* _GIVEN EXERCISE_: Copy, in full, each line of the material that holds the word "this".

* _GIVEN MATERIAL_:
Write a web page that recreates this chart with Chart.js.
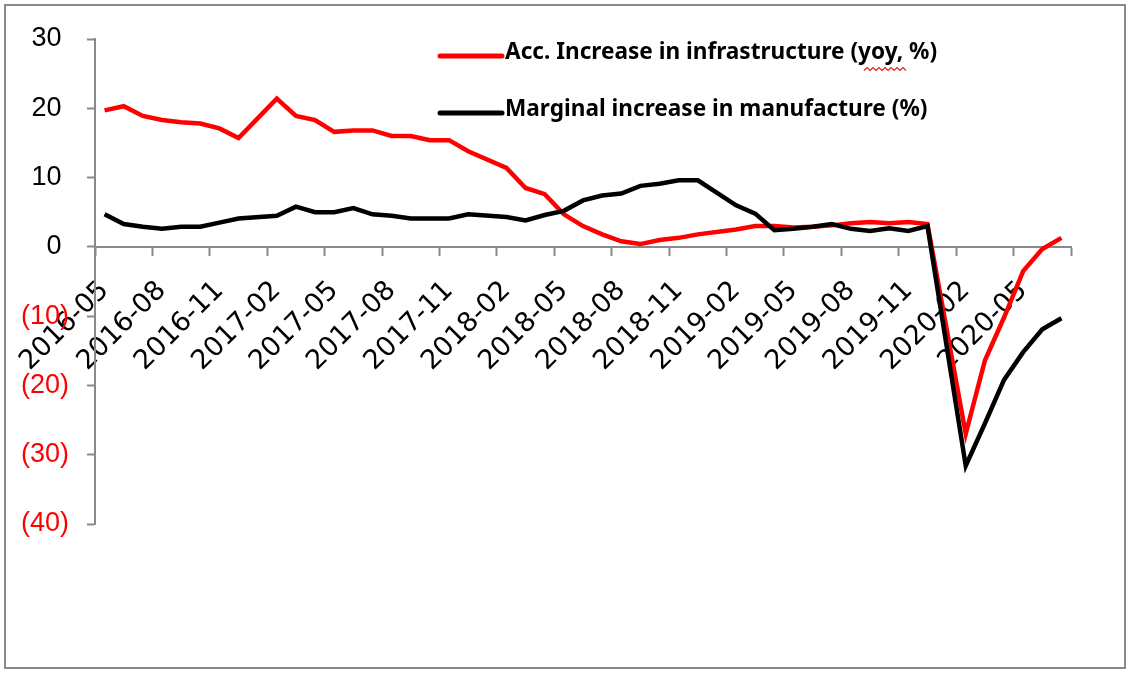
<!DOCTYPE html>
<html>
<head>
<meta charset="utf-8">
<script src="https://cdn.jsdelivr.net/npm/chart.js@4.4.0/dist/chart.umd.min.js"></script>
<style>
  html, body { margin: 0; padding: 0; background: #fff; }
  #wrap { width: 1132px; height: 676px; position: relative; }
</style>
</head>
<body>
<div id="wrap"><canvas id="investChart"></canvas></div>
<script>
// monthly categories, 2016-05 .. 2020-07 (January has no reading)
const months = [
  '2016-05','2016-06','2016-07','2016-08','2016-09','2016-10','2016-11','2016-12',
  '2017-01','2017-02','2017-03','2017-04','2017-05','2017-06','2017-07','2017-08',
  '2017-09','2017-10','2017-11','2017-12','2018-01','2018-02','2018-03','2018-04',
  '2018-05','2018-06','2018-07','2018-08','2018-09','2018-10','2018-11','2018-12',
  '2019-01','2019-02','2019-03','2019-04','2019-05','2019-06','2019-07','2019-08',
  '2019-09','2019-10','2019-11','2019-12','2020-01','2020-02','2020-03','2020-04',
  '2020-05','2020-06','2020-07'
];

const infraYoy = [
  19.7, 20.3, 18.9, 18.3, 18.0, 17.8, 17.1, 15.7,
  null, 21.4, 18.9, 18.3, 16.6, 16.8, 16.8, 16.0,
  16.0, 15.4, 15.4, 13.8, null, 11.4, 8.5, 7.6,
  4.7, 3.0, 1.8, 0.8, 0.4, 1.0, 1.3, 1.8,
  null, 2.5, 3.0, 3.0, 2.8, 2.9, 3.1, 3.4,
  3.6, 3.4, 3.6, 3.3, null, -27.0, -16.4, -10.2,
  -3.5, -0.3, 1.3
];

const manufMargin = [
  4.7, 3.3, 2.9, 2.6, 2.9, 2.9, 3.5, 4.1,
  null, 4.5, 5.8, 5.0, 5.0, 5.6, 4.7, 4.5,
  4.1, 4.1, 4.1, 4.7, null, 4.3, 3.8, 4.6,
  5.2, 6.7, 7.4, 7.7, 8.8, 9.1, 9.6, 9.6,
  null, 6.0, 4.8, 2.4, 2.6, 2.9, 3.3, 2.6,
  2.3, 2.7, 2.3, 3.0, null, -31.6, -25.5, -19.2,
  -15.2, -11.9, -10.3
];

const seriesNames = [
  'Acc. Increase in infrastructure (yoy, %)',
  'Marginal increase in manufacture (%)'
];

const yMin = -40, yMax = 30, yStep = 10;
const labelEvery = 3;

const axisGrey = '#898989';

// frame around the whole chart + legend drawn inside the plot
const chartFrame = {
  id: 'chartFrame',
  beforeDraw(chart) {
    const c = chart.ctx;
    c.save();
    c.fillStyle = '#fff';
    c.fillRect(0, 0, chart.width, chart.height);
    c.strokeStyle = axisGrey;
    c.lineWidth = 2;
    c.strokeRect(5, 5, 1120, 663);
    c.restore();
  },
  afterDatasetsDraw(chart) {
    const c = chart.ctx;
    const rows = [56, 113];
    c.save();
    chart.data.datasets.forEach((ds, i) => {
      const y = rows[i];
      c.strokeStyle = ds.borderColor;
      c.lineWidth = 5;
      c.lineCap = 'round';
      c.beginPath();
      c.moveTo(440, y);
      c.lineTo(502, y);
      c.stroke();
      c.fillStyle = '#000';
      c.font = 'bold 22.6px "Noto Sans"';
      c.textBaseline = 'middle';
      c.textAlign = 'left';
      c.fillText(ds.label, 505, y - 3);
    });
    // spell-check squiggle under "yoy"
    c.strokeStyle = '#e02020';
    c.lineWidth = 1.2;
    c.lineCap = 'butt';
    c.beginPath();
    for (let x = 864, k = 0; x <= 907; x += 3, k++) {
      const yy = 69 + (k % 2 ? -1.5 : 1.5);
      if (k === 0) c.moveTo(x, yy); else c.lineTo(x, yy);
    }
    c.stroke();
    c.restore();
  }
};

const ctx = document.getElementById('investChart').getContext('2d');

const investChart = new Chart(ctx, {
  type: 'line',
  data: {
    labels: months,
    datasets: [{
      label: seriesNames[0],
      data: infraYoy,
      borderColor: '#ff0000',
      borderWidth: 4.5,
      pointRadius: 0,
      tension: 0,
      spanGaps: true,
      order: 1
    }, {
      label: seriesNames[1],
      data: manufMargin,
      borderColor: '#000000',
      borderWidth: 4.5,
      pointRadius: 0,
      tension: 0,
      spanGaps: true,
      order: 0
    }]
  },
  options: {
    responsive: true,
    maintainAspectRatio: false,
    animation: false,
    layout: { padding: { top: 39, right: 61, bottom: 152, left: 0 } },
    plugins: {
      legend: { display: false },
      tooltip: { enabled: false }
    },
    scales: {
      x: {
        type: 'category',
        position: { y: 0 },
        offset: true,
        grid: {
          offset: true,
          drawOnChartArea: false,
          tickLength: 8,
          tickWidth: 2,
          tickColor: c => (c.index === undefined || c.index % labelEvery === 0) ? axisGrey : 'rgba(0,0,0,0)'
        },
        border: { color: axisGrey, width: 2 },
        ticks: {
          autoSkip: false,
          maxRotation: 45,
          minRotation: 45,
          padding: 20,
          color: '#000',
          font: { family: '"DejaVu Sans"', size: 27 },
          callback: function (val, i) {
            return i % labelEvery === 0 ? this.getLabelForValue(val) : '';
          }
        }
      },
      y: {
        min: yMin,
        max: yMax,
        grid: {
          drawOnChartArea: false,
          tickLength: 8,
          tickWidth: 2,
          tickColor: axisGrey
        },
        border: { color: axisGrey, width: 2 },
        afterFit: scale => { scale.width = 95; },
        ticks: {
          stepSize: yStep,
          padding: 18,
          color: c => c.tick.value < 0 ? '#ff0000' : '#000',
          font: { family: '"Liberation Sans", Arial', size: 27 },
          callback: v => v < 0 ? '(' + (-v) + ')' : v + ' '
        }
      }
    }
  },
  plugins: [chartFrame]
});
</script>
</body>
</html>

* _OUTPUT_:
Write a web page that recreates this chart with Chart.js.
            return i % labelEvery === 0 ? this.getLabelForValue(val) : '';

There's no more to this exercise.